[외부데이터 활용] - 크롤링 #4

hyeming-king · 2022-10-13T02:27:24Z

필요한 자료 수집

트랙 메타 데이터

TMI 트랙 스피드 개인전 랭킹 데이터 -> 리스틀리로 해결
나무위키 트랙 테마별 정보 -> 셀레니움으로 스크래핑

유저 반응 텍스트 데이터

TMI 트랙 리뷰 데이터
카트라이더 커뮤니티

goodkse7 · 2022-10-13T08:11:03Z

2022.10.13의 성과

트랙 메타 데이터 크롤링

1. 진행한 것

TMI 트랙 메타 데이터

'스피드 개인전' 사용률 기준 300개 메타 데이터 수집
리스틀리로 수집하여 구글 스프레드시트로 정리

나무위키 트랙 메타 데이터

1920 테마로 스크래핑 테스트 완료
TMI에서 제공하는 정보 외 트랙 길이, 주행 방향, 첫 등장일 등 정보 확보

# 크롤링할 주소 설정
url = 'https://namu.wiki/w/%ED%81%AC%EB%A0%88%EC%9D%B4%EC%A7%80%EB%A0%88%EC%9D%B4%EC%8B%B1%20%EC%B9%B4%ED%8A%B8%EB%9D%BC%EC%9D%B4%EB%8D%94/%ED%8A%B8%EB%9E%99/1920' #카트 트랙 랭킹 
driver.get(url)

# 소스를 읽어 BeatuifulSoup를 이용해 파싱
html = driver.page_source  # 브라우저가 가지고 있는 정보를 가져옴
soup = BeautifulSoup(html, "html.parser")
track_list = soup.select("table.UQjgK8i0._f0b7325cc9e2662864c573d822bf4dca")
# print(track_list[0].prettify())
# trs = track_list[0].select("tr")  
# for tr in trs:
#         print(tr.text)

track_data_list =[]
for track_info in track_list:
    name = track_info.select("tr")[0]   # 코드 가독성을 위해 변수 이름을 좀 더 간단하게 변경
    tag   = track_info.select("tr")[2]
    hardness = track_info.select("tr")[3]
    laps     = track_info.select("tr")[4]
    track_length   = track_info.select("tr")[5]
    direction   = track_info.select("tr")[6]
    playmode  = track_info.select("tr")[7]
    AI  = track_info.select("tr")[8]
    # 서버는 수집에서 제외
    release_date  = track_info.select("tr")[10]
    league_track  = track_info.select("tr")[11]
    license  = track_info.select("tr")[12]
    nickname  = track_info.select("tr")[13]
    
    track_data_list.append(
        [
            name.text,
            tag.text,
            hardness.text[3:],
            laps.text[1:],
            track_length.text[5:],
            direction.text[5:],
            playmode.text[5:],
            AI.text[5:],
            release_date.text[5:],
            league_track.text[5:],
            license.text[4:],
            nickname.text[2:]
        ]
    )

columns = ["트랙 이름", "태그", "난이도", "랩", "트랙 길이", "진행 방향", "트랙 분류", "AI 주행", "첫 등장일", "리그 트랙", "라이센스", "약칭"]
df = pd.DataFrame(track_data_list, columns = columns)
df

# driver.close()

2. 진행 할 것

(1) TMI 데이터와 나무위키 데이터 연결
(2) 트랙에 대한 유저 반응 데이터 스크래핑 시도 (TMI 트랙 리뷰, 커뮤니티)
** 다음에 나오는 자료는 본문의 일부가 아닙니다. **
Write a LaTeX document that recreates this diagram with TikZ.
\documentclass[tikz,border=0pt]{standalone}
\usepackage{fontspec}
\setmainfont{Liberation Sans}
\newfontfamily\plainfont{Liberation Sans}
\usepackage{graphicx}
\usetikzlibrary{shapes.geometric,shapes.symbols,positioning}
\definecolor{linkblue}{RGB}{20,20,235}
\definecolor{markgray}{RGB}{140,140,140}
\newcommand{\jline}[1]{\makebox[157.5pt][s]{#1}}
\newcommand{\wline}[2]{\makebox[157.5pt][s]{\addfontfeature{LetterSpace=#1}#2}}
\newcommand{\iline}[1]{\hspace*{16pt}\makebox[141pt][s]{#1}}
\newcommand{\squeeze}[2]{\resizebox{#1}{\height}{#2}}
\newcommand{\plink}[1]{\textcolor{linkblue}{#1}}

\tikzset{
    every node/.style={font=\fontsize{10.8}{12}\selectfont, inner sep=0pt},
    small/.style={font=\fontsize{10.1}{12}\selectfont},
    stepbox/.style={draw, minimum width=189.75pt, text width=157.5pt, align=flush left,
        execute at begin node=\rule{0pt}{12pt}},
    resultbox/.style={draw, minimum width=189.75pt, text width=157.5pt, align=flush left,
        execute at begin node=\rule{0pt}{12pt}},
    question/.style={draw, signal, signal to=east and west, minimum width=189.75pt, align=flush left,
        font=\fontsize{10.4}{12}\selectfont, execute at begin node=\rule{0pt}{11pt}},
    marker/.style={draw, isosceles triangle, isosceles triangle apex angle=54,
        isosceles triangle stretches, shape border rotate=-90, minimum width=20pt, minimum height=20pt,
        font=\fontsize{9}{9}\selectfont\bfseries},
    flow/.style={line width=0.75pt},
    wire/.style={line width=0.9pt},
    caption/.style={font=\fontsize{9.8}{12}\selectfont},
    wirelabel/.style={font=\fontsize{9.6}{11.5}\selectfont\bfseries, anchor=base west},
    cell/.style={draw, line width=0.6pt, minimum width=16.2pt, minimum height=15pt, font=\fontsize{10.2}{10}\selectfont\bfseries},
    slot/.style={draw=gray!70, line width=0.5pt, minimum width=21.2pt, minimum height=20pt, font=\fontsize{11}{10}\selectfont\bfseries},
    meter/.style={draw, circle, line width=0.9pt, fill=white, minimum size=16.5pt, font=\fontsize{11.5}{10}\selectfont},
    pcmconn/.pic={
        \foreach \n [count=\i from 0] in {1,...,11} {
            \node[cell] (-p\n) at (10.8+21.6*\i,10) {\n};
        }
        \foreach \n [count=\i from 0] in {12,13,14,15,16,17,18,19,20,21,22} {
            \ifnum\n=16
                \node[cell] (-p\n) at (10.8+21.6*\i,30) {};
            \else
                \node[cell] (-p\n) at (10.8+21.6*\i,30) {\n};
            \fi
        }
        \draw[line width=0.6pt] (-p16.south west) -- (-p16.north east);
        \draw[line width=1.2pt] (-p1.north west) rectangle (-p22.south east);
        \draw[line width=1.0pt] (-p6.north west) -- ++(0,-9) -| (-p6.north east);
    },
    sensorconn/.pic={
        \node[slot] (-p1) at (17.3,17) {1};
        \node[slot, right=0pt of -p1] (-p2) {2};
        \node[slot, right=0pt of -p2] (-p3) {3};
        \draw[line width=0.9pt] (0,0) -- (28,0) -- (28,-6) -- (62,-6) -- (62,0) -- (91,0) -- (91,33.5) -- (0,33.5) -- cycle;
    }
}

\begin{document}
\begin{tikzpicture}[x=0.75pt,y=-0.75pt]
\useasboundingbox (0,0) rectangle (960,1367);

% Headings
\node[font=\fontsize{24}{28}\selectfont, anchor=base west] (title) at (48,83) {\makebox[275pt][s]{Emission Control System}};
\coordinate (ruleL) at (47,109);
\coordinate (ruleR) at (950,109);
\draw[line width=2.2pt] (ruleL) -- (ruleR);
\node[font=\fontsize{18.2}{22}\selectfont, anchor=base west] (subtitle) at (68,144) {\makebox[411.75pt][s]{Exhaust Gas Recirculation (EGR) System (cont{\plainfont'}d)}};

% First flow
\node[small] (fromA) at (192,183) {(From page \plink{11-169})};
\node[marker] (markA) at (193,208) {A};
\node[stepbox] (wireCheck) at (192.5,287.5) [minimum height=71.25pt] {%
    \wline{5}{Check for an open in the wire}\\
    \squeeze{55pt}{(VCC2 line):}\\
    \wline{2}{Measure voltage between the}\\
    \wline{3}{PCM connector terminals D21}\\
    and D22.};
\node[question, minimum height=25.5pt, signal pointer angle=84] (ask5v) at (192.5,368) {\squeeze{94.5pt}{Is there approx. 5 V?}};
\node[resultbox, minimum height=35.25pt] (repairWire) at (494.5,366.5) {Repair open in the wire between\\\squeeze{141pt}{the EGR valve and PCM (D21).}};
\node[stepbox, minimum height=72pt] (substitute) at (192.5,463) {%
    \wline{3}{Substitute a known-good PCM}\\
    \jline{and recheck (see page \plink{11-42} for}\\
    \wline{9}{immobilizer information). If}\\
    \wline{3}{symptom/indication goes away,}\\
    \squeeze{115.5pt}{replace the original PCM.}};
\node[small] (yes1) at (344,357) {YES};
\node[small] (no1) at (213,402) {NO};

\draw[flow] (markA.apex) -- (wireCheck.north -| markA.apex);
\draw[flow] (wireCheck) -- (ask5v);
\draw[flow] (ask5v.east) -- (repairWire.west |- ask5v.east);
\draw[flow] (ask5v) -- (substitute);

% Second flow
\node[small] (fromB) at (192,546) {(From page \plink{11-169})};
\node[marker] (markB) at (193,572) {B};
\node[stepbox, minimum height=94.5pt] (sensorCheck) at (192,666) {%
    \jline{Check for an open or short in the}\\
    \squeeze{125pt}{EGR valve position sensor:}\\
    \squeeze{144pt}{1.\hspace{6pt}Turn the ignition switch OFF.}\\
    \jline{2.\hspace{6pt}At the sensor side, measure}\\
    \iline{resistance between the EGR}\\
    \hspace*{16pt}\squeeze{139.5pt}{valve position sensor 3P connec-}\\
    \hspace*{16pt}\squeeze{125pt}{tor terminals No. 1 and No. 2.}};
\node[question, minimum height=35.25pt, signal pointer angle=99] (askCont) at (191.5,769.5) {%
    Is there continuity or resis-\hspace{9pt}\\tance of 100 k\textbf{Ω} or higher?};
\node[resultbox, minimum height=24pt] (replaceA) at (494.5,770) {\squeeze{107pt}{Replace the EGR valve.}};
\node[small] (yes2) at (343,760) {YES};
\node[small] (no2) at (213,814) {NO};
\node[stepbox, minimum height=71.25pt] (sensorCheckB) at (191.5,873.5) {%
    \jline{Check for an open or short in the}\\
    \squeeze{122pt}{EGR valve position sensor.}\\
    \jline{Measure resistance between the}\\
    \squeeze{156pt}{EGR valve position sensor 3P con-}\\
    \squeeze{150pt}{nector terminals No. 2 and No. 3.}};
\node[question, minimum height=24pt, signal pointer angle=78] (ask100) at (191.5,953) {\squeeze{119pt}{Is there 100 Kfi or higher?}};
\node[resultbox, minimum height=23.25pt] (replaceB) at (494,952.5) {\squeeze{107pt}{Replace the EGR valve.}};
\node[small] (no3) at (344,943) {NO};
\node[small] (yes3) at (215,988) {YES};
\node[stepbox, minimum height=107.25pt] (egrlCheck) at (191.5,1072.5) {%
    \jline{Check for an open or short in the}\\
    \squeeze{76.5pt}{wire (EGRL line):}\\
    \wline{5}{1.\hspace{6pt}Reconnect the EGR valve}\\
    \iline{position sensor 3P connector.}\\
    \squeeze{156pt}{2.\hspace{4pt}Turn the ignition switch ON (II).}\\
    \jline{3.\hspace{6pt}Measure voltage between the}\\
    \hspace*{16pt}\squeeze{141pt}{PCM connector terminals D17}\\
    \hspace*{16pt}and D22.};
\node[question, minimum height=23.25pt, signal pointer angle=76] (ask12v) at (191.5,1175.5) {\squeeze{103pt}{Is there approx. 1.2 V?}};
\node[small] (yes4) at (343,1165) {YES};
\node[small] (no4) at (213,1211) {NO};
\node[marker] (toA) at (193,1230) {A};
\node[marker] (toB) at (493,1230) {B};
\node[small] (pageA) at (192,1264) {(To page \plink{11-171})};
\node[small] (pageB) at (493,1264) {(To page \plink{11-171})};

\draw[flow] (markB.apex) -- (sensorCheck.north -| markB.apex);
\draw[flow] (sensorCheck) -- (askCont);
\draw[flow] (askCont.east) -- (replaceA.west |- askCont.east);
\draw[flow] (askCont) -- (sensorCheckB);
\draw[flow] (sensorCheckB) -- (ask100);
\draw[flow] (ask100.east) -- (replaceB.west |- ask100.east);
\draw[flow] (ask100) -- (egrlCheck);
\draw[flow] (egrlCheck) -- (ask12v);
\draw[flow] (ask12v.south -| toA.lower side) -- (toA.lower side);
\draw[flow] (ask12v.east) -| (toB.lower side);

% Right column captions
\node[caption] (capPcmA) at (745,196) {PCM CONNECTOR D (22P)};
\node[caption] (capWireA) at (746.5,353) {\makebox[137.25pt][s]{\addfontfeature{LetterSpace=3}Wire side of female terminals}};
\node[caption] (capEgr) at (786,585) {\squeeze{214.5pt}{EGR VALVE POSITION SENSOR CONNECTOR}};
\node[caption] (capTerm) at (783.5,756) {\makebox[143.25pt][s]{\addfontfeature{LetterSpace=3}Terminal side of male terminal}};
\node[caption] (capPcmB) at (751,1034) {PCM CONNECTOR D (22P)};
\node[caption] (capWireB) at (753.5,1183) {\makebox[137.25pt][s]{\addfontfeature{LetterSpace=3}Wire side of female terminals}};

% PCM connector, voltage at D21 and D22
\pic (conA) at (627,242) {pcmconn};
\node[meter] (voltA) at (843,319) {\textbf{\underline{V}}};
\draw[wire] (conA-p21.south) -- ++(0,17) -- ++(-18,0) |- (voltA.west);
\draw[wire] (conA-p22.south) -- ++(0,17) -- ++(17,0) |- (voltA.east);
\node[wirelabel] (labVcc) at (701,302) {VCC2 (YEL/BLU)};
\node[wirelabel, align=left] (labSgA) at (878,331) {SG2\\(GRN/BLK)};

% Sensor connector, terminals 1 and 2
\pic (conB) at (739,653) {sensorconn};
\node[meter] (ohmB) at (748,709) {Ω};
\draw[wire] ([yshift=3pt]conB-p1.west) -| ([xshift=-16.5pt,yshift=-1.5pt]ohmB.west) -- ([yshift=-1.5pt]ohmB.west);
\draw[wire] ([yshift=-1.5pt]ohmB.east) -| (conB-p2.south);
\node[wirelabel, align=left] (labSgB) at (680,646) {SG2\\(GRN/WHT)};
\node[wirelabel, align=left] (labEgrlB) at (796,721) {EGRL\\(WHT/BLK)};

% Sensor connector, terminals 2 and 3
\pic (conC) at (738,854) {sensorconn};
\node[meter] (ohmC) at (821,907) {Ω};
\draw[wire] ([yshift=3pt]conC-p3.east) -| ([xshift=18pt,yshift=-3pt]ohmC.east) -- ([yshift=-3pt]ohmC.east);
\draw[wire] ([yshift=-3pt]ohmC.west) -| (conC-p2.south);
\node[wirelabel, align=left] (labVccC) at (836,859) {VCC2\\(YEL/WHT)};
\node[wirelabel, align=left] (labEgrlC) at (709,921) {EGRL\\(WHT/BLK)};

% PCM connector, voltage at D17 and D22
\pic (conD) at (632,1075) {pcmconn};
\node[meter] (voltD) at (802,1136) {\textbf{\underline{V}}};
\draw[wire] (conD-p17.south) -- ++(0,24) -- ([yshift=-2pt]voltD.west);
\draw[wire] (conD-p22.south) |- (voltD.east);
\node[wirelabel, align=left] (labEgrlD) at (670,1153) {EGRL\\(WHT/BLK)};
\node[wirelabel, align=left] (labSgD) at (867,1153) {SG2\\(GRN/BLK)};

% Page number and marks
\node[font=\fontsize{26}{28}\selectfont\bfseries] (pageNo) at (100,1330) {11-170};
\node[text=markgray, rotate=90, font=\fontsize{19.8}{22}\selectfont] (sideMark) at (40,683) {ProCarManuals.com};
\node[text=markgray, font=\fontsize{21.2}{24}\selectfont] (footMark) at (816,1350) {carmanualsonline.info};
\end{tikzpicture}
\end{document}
Emilia0608 · 2022-10-22T07:43:59Z

2022.10.22의 성과

나무위키 크롤링

나무위키에서 데이터 크롤링 할 때 표를 가져오는 html 부분의 table class 명이 바뀌었음

▲ 하이라이트한 부분 클래스 이름 변경됨!
전부 변경이 필요함

특수 트랙이나 몇 개의 트랙이 다른 테이블 모양을 가지고 있어서 error 발생

이에 일반적인거는 df에 담아서 저장해주었으며, 특수 트랙은 리스트로 담아 저장함 (01_crawling_track.csv, 01_crawling_errortrack.csv)
for 문 및 함수 get_crawl 만들었음
df, error_list=get_crawl()
라고 쓰면 df에는 정상적인 트랙이 error_list에는 특수트랙의 이름이 담김
error list에 담긴 트랙들을 어떻게 처리(엑셀로 손으로 작성? 등) 과 같은 방법 찾아봐야함

hhyojjin · 2022-10-22T08:10:17Z

위의 내용에서
나무위키에서 데이터 크롤링 할 때 '표를 가져오는 html 부분의 table class 명'은 사이트에서 변경이 발생할 때 변경하면 됩니다.
각 링크별 변경은 아니에요. 일괄 변경이기 때문에 변경 발생시 1회 변경으로 대처하면 될 것 같습니다.

meta data에서 출력된 raw data에 theme data를 붙여 trackId, map_name 옆에 테마를 함께 확인할 수 있도록 했습니다.

크롤링 데이터에 meta(raw) data&theme data를 merge하였습니다. 크롤링 된 트랙에 대한 trackId, theme를 함께 확인할 수 있도록 했습니다.

크롤링/테마/메타(raw)데이터 셋 모두에 대한 텍스트 전처리 코드입니다.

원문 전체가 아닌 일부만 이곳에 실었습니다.